Das technische Heinrich-Hertz-Berufskolleg mit den Schwerpunkten Chemie, Elektrotechnik und Informationstechnik bietet alle Schulabschlüsse vom Hauptschulabschluss nach Klasse 9 bis zum Abitur, 14 verschiedene Berufsabschlüsse und 24 Bildungsgänge an. Seit knapp drei Jahren leitet Michael Suermann das Kolleg. Bevor er zum Lehramt kam, trat er in die Fußstapfen seines Vaters und machte eine Ausbildung zum Schlosser. „Ich kenne also das Berufskolleg sowohl aus Schüler- als auch aus Lehrersicht“, sagt er. Für ihn ist das Berufskolleg weit mehr als nur eine Weiterbildungseinrichtung. „Nur in dieser Schulform ist es für jeden Schüler zu jedem Zeitpunkt möglich, noch mal durchzustarten. Auch wenn er vielleicht in der Vergangenheit nicht so viel Lust auf Schule hatte.“
Auch Ingrid Brockmann-Wächter, Suermanns Stellvertreterin, bringt Erfahrung aus dem Berufsleben mit. Sie hat 15 Jahre in der IT gearbeitet, bis sie 2001 als Lehrerin an die Redinghovenstraße kam. Sie hat die Entwicklung in den vergangenen Jahren aufmerksam beobachtet. Wie die Digitalisierung weiter vorangeschritten ist, die Ausstattung der Lehrräume und Labore modernisiert wurde. Mit der Fertigstellung des 17,6 Euro teuren Erweiterungsbaus vor einem Jahr wurden zuletzt 26 Unterrichts- und 14 Laborräumen geschaffen, die technisch auf dem allerneuesten Stand sind und mit der Ausstattung großer Chemiekonzerne locker mithalten können.

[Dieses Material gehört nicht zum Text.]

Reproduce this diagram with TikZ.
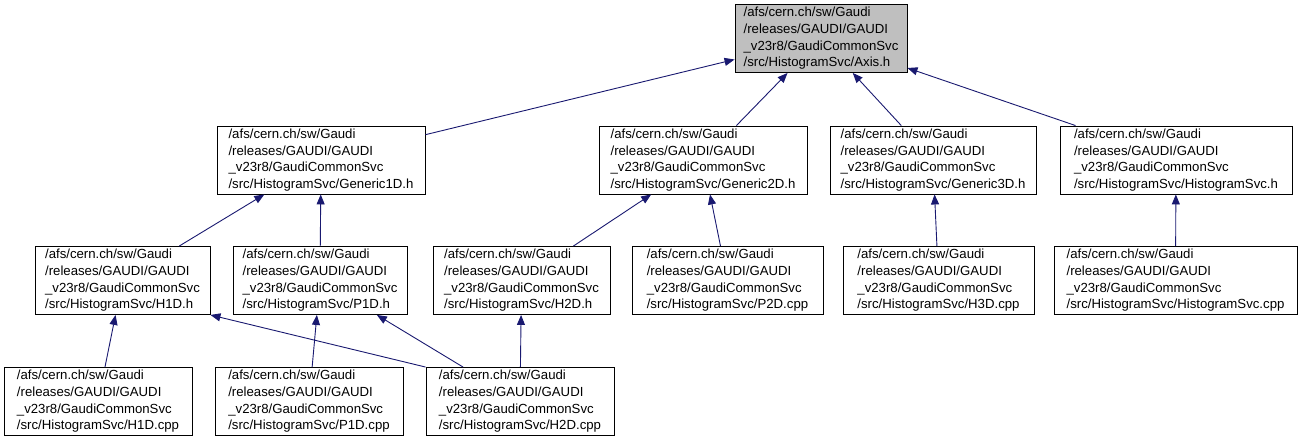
\documentclass[tikz,border=0pt]{standalone}
\usepackage{fontspec}
\setmainfont{Liberation Sans}
\usetikzlibrary{arrows.meta}

\definecolor{edgeblue}{HTML}{191970}
\definecolor{focusgray}{HTML}{BFBFBF}
\newcommand{\gaudifile}[1]{/afs/cern.ch/sw/Gaudi\\/releases/GAUDI/GAUDI\\\_v23r8/GaudiCommonSvc\\/src/HistogramSvc/#1}

\tikzset{
    filenode/.style={draw=black, fill=white, line width=0.9pt, align=left, inner sep=0pt,
        font=\fontsize{13.2}{16.7}\selectfont, minimum height=68pt},
    focus/.style={filenode, fill=focusgray},
    dep/.style={draw=edgeblue, line width=0.9pt, -{Triangle[length=10pt,width=8pt]}},
}

\begin{document}
\begin{tikzpicture}[x=1pt,y=-1pt]
    \useasboundingbox (0,0) rectangle (1303,443);

    % 被包含的头文件
    \node[focus, minimum width=172pt] (axis) at (821,38.5) {\gaudifile{Axis.h}};

    % 第二层
    \node[filenode, minimum width=208pt] (gen1d) at (321,160) {\gaudifile{Generic1D.h}};
    \node[filenode, minimum width=208pt] (gen2d) at (703,160) {\gaudifile{Generic2D.h}};
    \node[filenode, minimum width=206pt] (gen3d) at (933,160) {\gaudifile{Generic3D.h}};
    \node[filenode, minimum width=232pt] (histsvch) at (1176,160) {\gaudifile{HistogramSvc.h}};

    % 第三层
    \node[filenode, minimum width=175pt] (h1dh) at (122.5,280.5) {\gaudifile{H1D.h}};
    \node[filenode, minimum width=174pt] (p1dh) at (320,280.5) {\gaudifile{P1D.h}};
    \node[filenode, minimum width=177pt] (h2dh) at (521.5,280.5) {\gaudifile{H2D.h}};
    \node[filenode, minimum width=191pt] (p2dcpp) at (727.5,280.5) {\gaudifile{P2D.cpp}};
    \node[filenode, minimum width=191pt] (h3dcpp) at (938.5,280.5) {\gaudifile{H3D.cpp}};
    \node[filenode, minimum width=243pt] (histsvccpp) at (1175.5,280.5) {\gaudifile{HistogramSvc.cpp}};

    % 第四层
    \node[filenode, minimum width=188pt] (h1dcpp) at (98,401.5) {\gaudifile{H1D.cpp}};
    \node[filenode, minimum width=188pt] (p1dcpp) at (309,401.5) {\gaudifile{P1D.cpp}};
    \node[filenode, minimum width=188pt] (h2dcpp) at (520,401.5) {\gaudifile{H2D.cpp}};

    % 包含关系
    \draw[dep] (gen1d) -- (axis);
    \draw[dep] (gen2d) -- (axis);
    \draw[dep] (gen3d) -- (axis);
    \draw[dep] (histsvch) -- (axis);
    \draw[dep] (h1dh) -- (gen1d);
    \draw[dep] (p1dh) -- (gen1d);
    \draw[dep] (h2dh) -- (gen2d);
    \draw[dep] (p2dcpp) -- (gen2d);
    \draw[dep] (h3dcpp) -- (gen3d);
    \draw[dep] (histsvccpp) -- (histsvch);
    \draw[dep] (h1dcpp) -- (h1dh);
    \draw[dep] (h2dcpp.north west) -- (h1dh.south east);
    \draw[dep] (p1dcpp) -- (p1dh);
    \draw[dep] (h2dcpp) -- (p1dh);
    \draw[dep] (h2dcpp) -- (h2dh);
\end{tikzpicture}
\end{document}
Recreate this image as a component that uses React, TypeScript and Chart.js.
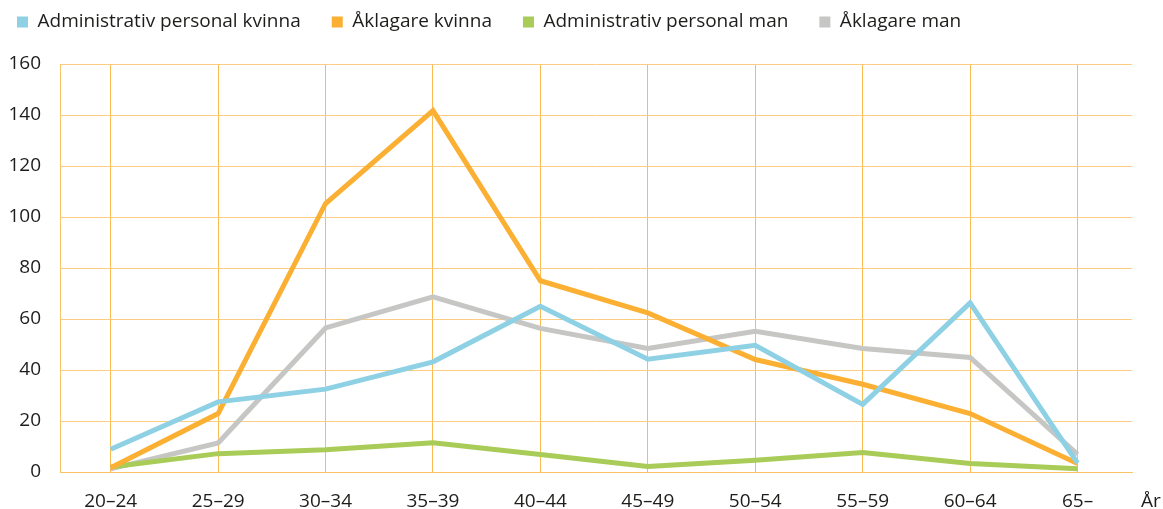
import React, { useEffect, useRef } from "react";
import { Chart, registerables } from "chart.js";

Chart.register(...registerables);

const categories = ["20–24", "25–29", "30–34", "35–39", "40–44", "45–49", "50–54", "55–59", "60–64", "65–"];
const adminKvinna = [8.9, 27.5, 32.5, 43.2, 65, 44.2, 49.7, 26.5, 66.3, 3.5];
const aklagareKvinna = [1.7, 22.9, 105.3, 141.7, 75, 62.4, 44.1, 34.4, 22.9, 3.3];
const adminMan = [2, 7.2, 8.7, 11.5, 6.9, 2.2, 4.6, 7.6, 3.3, 1.3];
const aklagareMan = [1.2, 11.4, 56.5, 68.7, 56.3, 48.4, 55.2, 48.4, 44.9, 6.9];
const yTicks = [0, 20, 40, 60, 80, 100, 120, 140, 160];
const axisUnit = "År";

const FONT = '"Open Sans", sans-serif';
const TEXT = "#1d1d1b";

const toPoints = (vals: number[]) => vals.map((v, i) => ({ x: i, y: v }));

export default function App() {
  const ref = useRef<HTMLCanvasElement | null>(null);

  useEffect(() => {
    if (!ref.current) return;
    const mk = (label: string, data: number[], color: string) => ({
      label,
      data: toPoints(data),
      borderColor: color,
      backgroundColor: color,
      borderWidth: 5,
      pointRadius: 0,
      pointHoverRadius: 0,
      tension: 0,
      fill: false,
    });

    const legendShift = {
      id: "legendShift",
      afterLayout(chart: any) {
        const lg = chart.legend;
        if (!lg) return;
        const dy = -18.5 - lg.top;
        lg.top += dy;
        lg.bottom += dy;
        const dx = -14 - lg.left;
        lg.left += dx;
        lg.right += dx;
      },
    };

    const unitLabel = {
      id: "unitLabel",
      afterDraw(chart: any) {
        const { ctx, chartArea } = chart;
        ctx.save();
        ctx.font = `19px ${FONT}`;
        ctx.fillStyle = TEXT;
        ctx.textAlign = "center";
        ctx.textBaseline = "middle";
        ctx.fillText(axisUnit, chartArea.right + 19, chartArea.bottom + 18 + 11.4);
        ctx.restore();
      },
    };

    const chart = new Chart(ref.current, {
      type: "line",
      data: {
        datasets: [
          mk("Administrativ personal kvinna", adminKvinna, "#8ed1e4"),
          mk("Åklagare kvinna", aklagareKvinna, "#fbb033"),
          mk("Administrativ personal man", adminMan, "#a9cb57"),
          mk("Åklagare man", aklagareMan, "#c6c6c5"),
        ],
      },
      options: {
        animation: false,
        responsive: true,
        maintainAspectRatio: false,
        layout: { padding: { top: 4, left: 0, right: 31, bottom: 0 } },
        plugins: {
          tooltip: { enabled: false },
          legend: {
            position: "top",
            align: "start",
            labels: {
              boxWidth: 11,
              boxHeight: 11,
              padding: 31,
              color: TEXT,
              font: { family: FONT, size: 19 },
              generateLabels: (c: any) =>
                Chart.defaults.plugins.legend.labels.generateLabels(c).map((it: any) => ({
                  ...it,
                  lineWidth: 0,
                  strokeStyle: "rgba(0,0,0,0)",
                })),
            },
          },
        },
        scales: {
          x: {
            type: "linear",
            min: -0.472,
            max: 9.507,
            afterBuildTicks: (scale: any) => {
              scale.ticks = categories.map((_, i) => ({ value: i }));
            },
            afterFit: (scale: any) => {
              scale.height = 37;
            },
            grid: { color: "#f9bb52", lineWidth: 1, drawTicks: false },
            border: { display: true, color: "#fac465", width: 1 },
            ticks: {
              autoSkip: false,
              maxRotation: 0,
              padding: 18,
              color: TEXT,
              font: { family: FONT, size: 19 },
              callback: (v: any) => categories[Math.round(Number(v))] ?? "",
            },
          },
          y: {
            min: 0,
            max: 160,
            afterBuildTicks: (scale: any) => {
              scale.ticks = yTicks.map((v) => ({ value: v }));
            },
            afterFit: (scale: any) => {
              scale.width = 60;
            },
            grid: { color: "#fbcd82", lineWidth: 1, drawTicks: false },
            border: { display: true, color: "#fac465", width: 1 },
            ticks: {
              padding: 19,
              color: TEXT,
              font: { family: FONT, size: 19 },
            },
          },
        },
      },
      plugins: [legendShift, unitLabel],
    } as any);

    return () => chart.destroy();
  }, []);

  return (
    <div style={{ position: "absolute", left: 0, top: 0, width: 1163, height: 509 }}>
      <canvas ref={ref} />
    </div>
  );
}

In einem dieser Labore arbeiten Nermin und Lisa, zwei angehende chemisch-technische-Assistentinnen. Inmitten von hochmodernen Geräten für Instrumentelle Analytik, die das Herz von Lehrer Jürgen Mateis immer noch höher schlagen lassen, entnehmen sie konzentriert eine Probe Mineralwasser, um dessen Bestandteile zu bestimmen. Die Berufsausbildung zur chemisch-technischen Assistentin umfasst klassische analytische Verfahren, Synthesemethoden, Methoden der Biochemie sowie der Instrumentellen Analytik in Theorie und Praxis. Die Auszubildenden lernen physikalische Mess- und Prüfverfahren, Methoden der Datenauswertung und Richtlinien der Arbeitssicherheit und des Umweltschutzes kennen. Bald steht ein achtwöchiges Praktikum an. Sowohl Nermin als auch Lisa haben einen Platz in einer Apotheke bekommen – laut Mateis für die meisten Schüler eher eine Notlösung. „Da hat man sich wohl zu spät um einen Platz gekümmert“, neckt er. Praktika bei Firmen wie Henkel, BASF oder Bayer seien eher gefragt. „Diese Plätze sind begehrt, da herrscht unter den Schülern Konkurrenz“, sagt Mateis.